Diel movement patterns of the Hawaiian stingray, Dasyatis lata: Implications for ecological interactions between sympatric elasmobranch species
Date of Original Version
The Hawaiian stingray, Dasyatis lata, is a common benthic elasmobranch in nearshore Hawaiian waters. Acoustic telemetry was used to track the movements of seven rays in Kaneohe Bay, Oahu, Hawaii. Rays were tracked continuously over 31-74 h periods. Geographical movements were analyzed to determine space utilization and rate of movement. Rays were found to utilize significantly larger activity spaces at night (0.83 ± 0.70 km2) (mean ± SD) than during the day (0.12 ± 0.15 km2). Mean total activity space for rays tracked was 1.32 ± 0.75 km2. Rates of movement were also significantly higher at night (0.34 ± 0.30 km h-1) than during the day (0.15 ± 0.22 km h-1).
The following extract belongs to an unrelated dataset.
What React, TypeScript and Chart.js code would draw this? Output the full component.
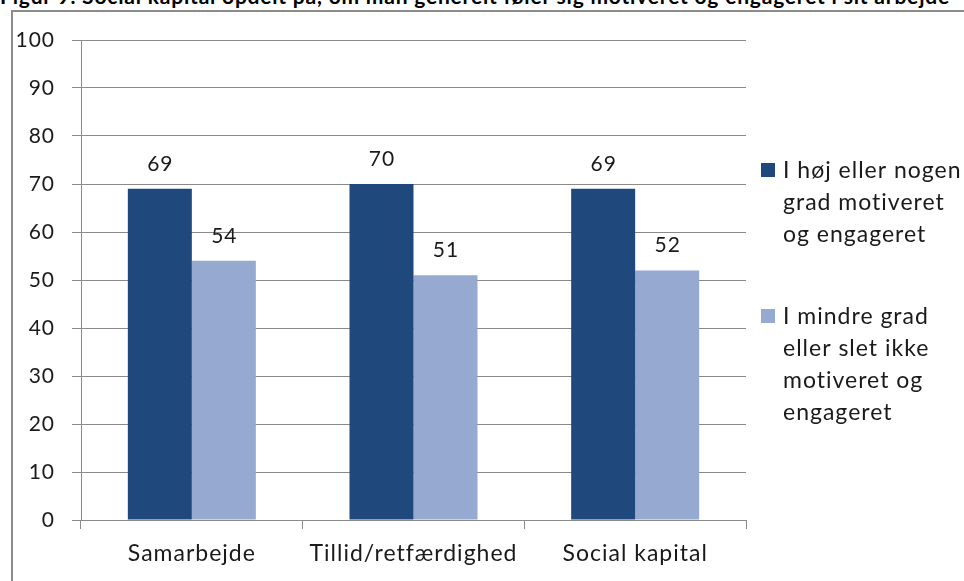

Average straight-line swimming speed was 0.64 ± 0.16 km h-1, with a maximum observed swimming speed of 1.9 km h-1. Tidal stage had no effect on rate of movement. Comparison with previously published data on juvenile scalloped hammerhead sharks, Sphyrna lewini, in Kaneohe Bay revealed a high degree of overlap in habitat use and time of activity, suggesting possible ecological interactions between these two species.
Cartamil, D. P., J. J. Vaudo, C. G. Lowe, B. M. Wetherbee, and K. N. Holland. "Diel movement patterns of the Hawaiian stingray, Dasyatis lata: Implications for ecological interactions between sympatric elasmobranch species." Marine Biology 142, 5 (2003): 841-847. doi:10.1007/s00227-003-1014-y.